SLUG: Horna is one of the most prolific Black Metal bands in the scene…I can count over 30 documented releases in the past 14 years, with another full length on the way this year. What are your inspirations for recording and releasing such a monstrous amount of music under the Horna moniker, not to mention the other projects you have a hand in, such as Sargeist?
Shatraug: It’s all just me being creative. I guess it might sound strange to hear that there are sometimes weeks or even months when I don't write anything for any project. Then again, there are days when I do nothing but compose, write and jot down ideas. I believe that inspiration can't be forced to exist, but it can be given a little push if needed. With Horna we have never done any pushing, everything comes when it does.

SLUG: What are Horna's main inspirations, and do you still feel the same intensity to make music as you did when you first started?
Shatraug: I am still inspired by all the darkness in life and beyond…all the mysteries that keep fascinating me…finding answers in the dust of time. To unlock the element of inspiration, one can take anything...one single word at a certain point in time, or one view from the car window, or some book you just read... inspiration comes in all sizes and forms.

SLUG: What subjects does Horna focus on in terms of lyrics and songwriting?
Shatraug: All the lyrics in the last years have been about satanic worship, spells, occult studies and occult phenomena. I don't think the theme around songwriting itself is any different.

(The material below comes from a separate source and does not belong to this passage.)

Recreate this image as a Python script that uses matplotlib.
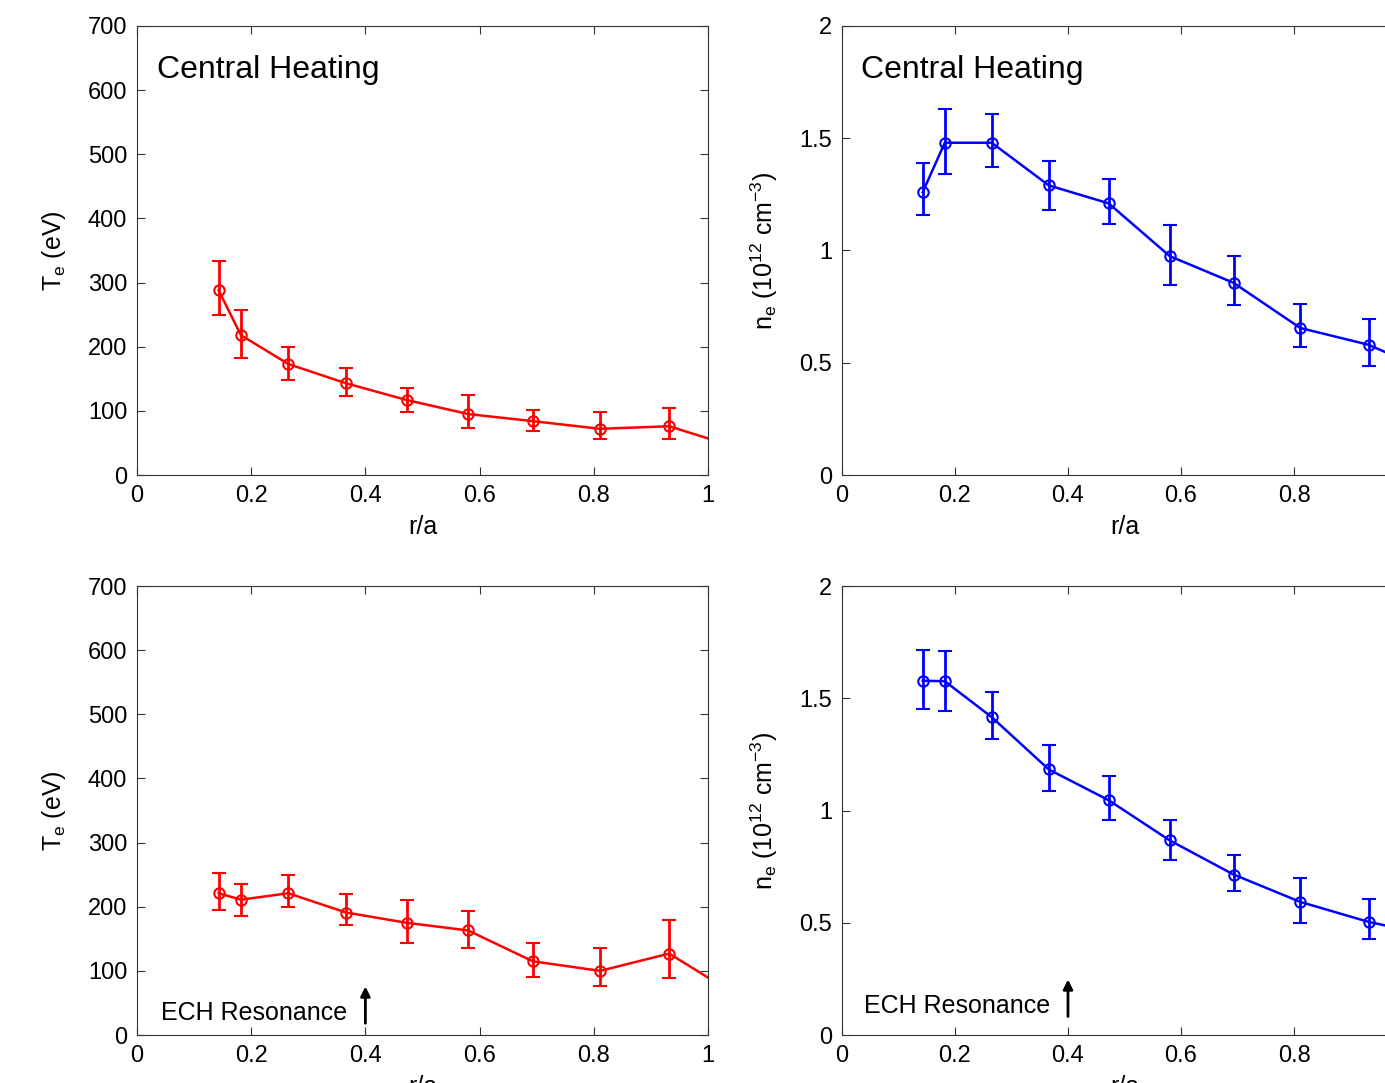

SLUG: What are your personal opinions on the current state of black metal? Do you see it as having become something trendy, or are you able to see bands like Horna as being on the opposite side of the coin…anti-trend, so to speak?
Shatraug: There are definitely far too many bands around who got into black metal through the prevailing trend, and I can only hope that some of them realize what they are doing. Here in Finland, the general opinion seems to be that black metal is sort of teenage music, which is quite far from the truth, even though all the seeds of your spiritual growth and awareness are sown during those times in life, if not earlier. Black metal is a serious form of worship and art for those who practice it and should not be held in any other position. There are, and always will be, bands who are devoted to the crime of dark arts, and in growing numbers there will apparently always be those "musically" inspired people who are afraid of what real black metal is.

SLUG: Horna has had several members come and go during the band's existence…do you feel like your current lineup is the strongest and most solid you've had to date?
Shatraug: At the moment this line-up seems to be quite good. Everything is working well and there are no personal grudges or lack of inspiration. In the past the big problem was having members who didn't involve themselves whole-heartedly in the song writing or even in being in the band, taking care of their role in it. The line-up we have now is the best working one I've had and only time shall tell how it turns out to be.

SLUG: Since the odds are pretty good that many people who read this interview may be unfamiliar with Horna, how would you best describe the band, and what, if any, releases would you recommend people to track down in order to get a fairly comprehensive idea about your music?
Shatraug: Horna perform black metal with dedication and emotion, ranging from the sinister cold rawness of sound to memorable melodic hooks, always keeping it more simple than complex. For good examples I would recommend the split with Behexen and the Envaatnags Eflos Solf Esgantaavne album, along with the new one which is just around the corner.

Although this interview was conducted via e-mail, it’s plain to see that Shatraug and Horna are not fucking around like so many “Johnny-come-lately” wannabe black metal bands. Put your horns up, and check out Horna at Club Vegas on Tuesday, November 4th.